Birileri depremden canlı çıkarmaya çalışırken o enkazın başına gelerek oradan siyasi rant elde etmeye çalışan kimselerin yaptıkları da unutulmadı.

Depremi Allah'ın rızasını elde etmeye ve Cennete girmek için fırsata çevirmeye çalışan kimselerin iyilikleri unutulmadığı gibi gelen yardım malzemelerini yağmalayan, ihtiyaçları olmadığı halde alabildikleri kadar eşya alıp stoklayan şahsiyetsiz kimselerin açgözlülükleri de unutulmadı..

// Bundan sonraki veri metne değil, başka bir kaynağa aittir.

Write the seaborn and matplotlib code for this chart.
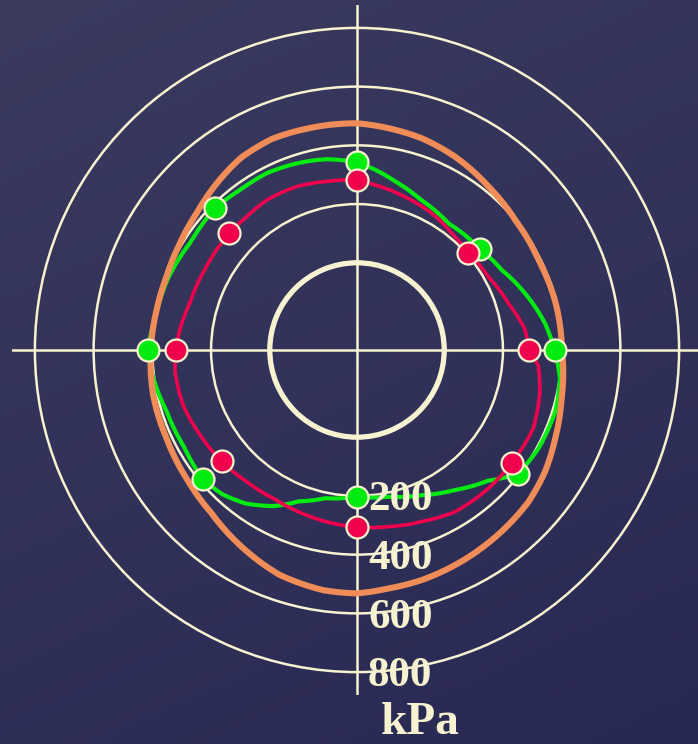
import numpy as np
import matplotlib
matplotlib.use("Agg")
import matplotlib.pyplot as plt
import seaborn as sns

sns.set_theme(style="white")
plt.rcParams['font.family'] = ['Liberation Serif', 'DejaVu Serif']

# measured points, angle in degrees counter-clockwise from east, pressure in kPa
green_pt_deg = [0, 39.5, 90, 135, 180, 220, 270, 322.5]
green_pt_kpa = [376, 245, 342, 386, 415, 388, 203, 395]
red_pt_deg = [0, 41, 90, 137.5, 180, 219.5, 270, 324]
red_pt_kpa = [289, 206, 282, 292, 321, 300, 306, 355]

# fitted curves
green_deg = [0, 8, 18.6, 29, 39.5, 54, 67, 77, 84, 90, 99, 108, 117, 126, 135,
             147, 159, 170, 180, 188, 198, 209, 220, 227, 234, 242, 249, 258,
             270, 282, 294, 305, 315, 322.5, 331.5, 343, 352]
green_kpa = [376, 350, 307, 266, 245, 235, 259, 291, 319, 342, 361, 371, 379, 378, 386,
             378, 391, 398, 415, 403, 384, 378, 388, 375, 349, 305, 255, 219,
             203, 214, 244, 285, 333, 395, 406, 410, 401]
red_deg = [0, 7, 17, 29, 41, 51, 61, 73, 84, 90, 100, 110, 121, 130, 137.5, 152,
           164, 180, 187, 198, 208, 219.5, 230, 241, 253, 270, 280, 291, 301,
           313.5, 324, 336, 347, 355]
red_kpa = [289, 279, 243, 215, 206, 215, 233, 250, 269, 282, 286, 296, 299, 292, 292, 289,
           294, 321, 327, 324, 311, 300, 288, 283, 291, 306, 314, 328, 347,
           353, 355, 360, 342, 323]
orange_deg = [0, 14, 26, 39, 51, 63, 73, 82, 90, 103, 112, 121, 130, 139.5, 149,
              159, 169, 180, 192.5, 205, 217, 228, 239, 251, 262, 270, 277.5,
              285.7, 294.5, 309.7, 318.5, 327, 336, 346.7, 352]
orange_kpa = [401, 398, 393, 400, 417, 441, 457, 466, 475, 476, 478, 468, 445, 421, 407,
              398, 399, 405, 414, 418, 430, 447, 478, 513, 529, 532, 522,
              517, 508, 492, 483, 466, 442, 419, 412]

ring_kpa = [0, 200, 400, 600, 800]
ring_labels = ['200', '400', '600', '800']
unit_label = 'kPa'

cream = '#f7f2cf'
green = '#00ec10'
red = '#f2004e'
orange = '#f08c58'


def closed(deg, kpa):
    th = np.deg2rad(list(deg) + [deg[0] + 360])
    return th, list(kpa) + [kpa[0]]


fig = plt.figure(figsize=(6.98, 7.44), dpi=100)

# slide background
bg = fig.add_axes([0, 0, 1, 1], zorder=-1)
yy, xx = np.mgrid[0:1:200j, 0:1:200j]
shade = np.clip(0.7 * yy + 0.3 * xx, 0, 1)[..., None]
top = np.array([0x3b, 0x3b, 0x60]) / 255
bottom = np.array([0x28, 0x29, 0x53]) / 255
bg.imshow(top + (bottom - top) * shade, aspect='auto', extent=[0, 1, 0, 1])
bg.axis('off')

ax = fig.add_axes([12 / 698, 49 / 744, 690 / 698, 690 / 744], projection='polar')
ax.set_facecolor('none')

th, r = closed(orange_deg, orange_kpa)
sns.lineplot(x=th, y=r, sort=False, estimator=None, color=orange, lw=4.4, ax=ax, zorder=3)
th, r = closed(green_deg, green_kpa)
sns.lineplot(x=th, y=r, sort=False, estimator=None, color=green, lw=3.0, ax=ax, zorder=2.6)
th, r = closed(red_deg, red_kpa)
sns.lineplot(x=th, y=r, sort=False, estimator=None, color=red, lw=2.6, ax=ax, zorder=2.7)

# let the polar transform bend each segment along theta instead of drawing chords
for line in ax.lines:
    line.get_path()._interpolation_steps = 24

sns.scatterplot(x=np.deg2rad(green_pt_deg), y=green_pt_kpa, s=250, color=green,
                edgecolor=cream, linewidth=1.6, ax=ax, zorder=5, legend=False)
sns.scatterplot(x=np.deg2rad(red_pt_deg), y=red_pt_kpa, s=250, color=red,
                edgecolor=cream, linewidth=1.6, ax=ax, zorder=5.5, legend=False)

ax.set_rlim(-297, 878)
ax.set_rgrids(ring_kpa, labels=[''] * len(ring_kpa))
ax.set_thetagrids([0, 90, 180, 270], labels=[''] * 4)
ax.grid(True, color=cream, lw=1.8)
ax.yaxis.get_major_ticks()[0].gridline.set_linewidth(3.8)
ax.spines['polar'].set_visible(False)
ax.tick_params(length=0)
ax.set_xlabel('')
ax.set_ylabel('')

for v, lab in zip(ring_kpa[1:], ring_labels):
    ax.annotate(lab, xy=(np.deg2rad(270), v), xytext=(8, -3), textcoords='offset points',
                ha='left', va='center', color=cream, fontsize=31, fontweight='bold',
                family=['Liberation Serif'], zorder=7, annotation_clip=False)

fig.text(420 / 698, 1 - 734 / 744, unit_label, ha='center', va='baseline', color=cream,
         fontsize=34, fontweight='bold', family=['Liberation Serif'])

fig.savefig('out.png', dpi=100)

Sanki inşaat malzemesinden çalmayı, rüşvetle iş yapmayı, ahbap çavuş ilişkisi ile işleri yürütmeyi İslam emrediyormuş gibi deprem üzerinden İslam’a saldıran din düşmanlarının düşmanlıları da unutulmadı.  

Depremden sonra başta gıda ve temizlik ürünleri olmak üzere insanların ihtiyaç duyduğu ürünlere zam yapma yarışına girişen marketler, işyerleri ve toptancılar da unutulmadı.  

Üç kuruşluk dünya menfaati için insanların hayatını hiçe sayan ve onun içinde her türlü kazanç yolunu meşru gören hırsız müteahhitler, yapı denetim firmaları ve bunlara bu imkânı sağlayan yönetimlerin kötülükleri unutulmadığı gibi işi hakkıyla yapan, dürüst çalışan, helalden kazanmaya önem veren mühendis ve müteahhitlerin de iyilikleri unutulmadı.

 6 Şubat depremi, sahip olduğumuz nimetlerin hiçbirinin bizin kontrolümüzde olmadığını, yıllardır biriktirdiğimiz altın, para ve evlerimizin bir dakika içerisinde elimizden kayıp gidebileceğini bizlere hatırlattı. Dünyada sahip olunan şeylerin bir an içinde kaybolabileceğini bizlere gösterdi. Gerçek kazancın ahiret kazancı olduğunu bizlere öğretti. Yaşanan bu hadislerden gerekli dersleri çıkarabilmeyi onun gereklerini yerine getirebilmeyi bizlere telkin etti. Akıllı kimsenin bu yaşanan şeylerden gerekli dersleri çıkarabilen kimseler olduğunu yoksa üç gün bu duyguları yaşayıp dördüncü gün unutarak eskiye dönen kimseler olmadığını öğretti.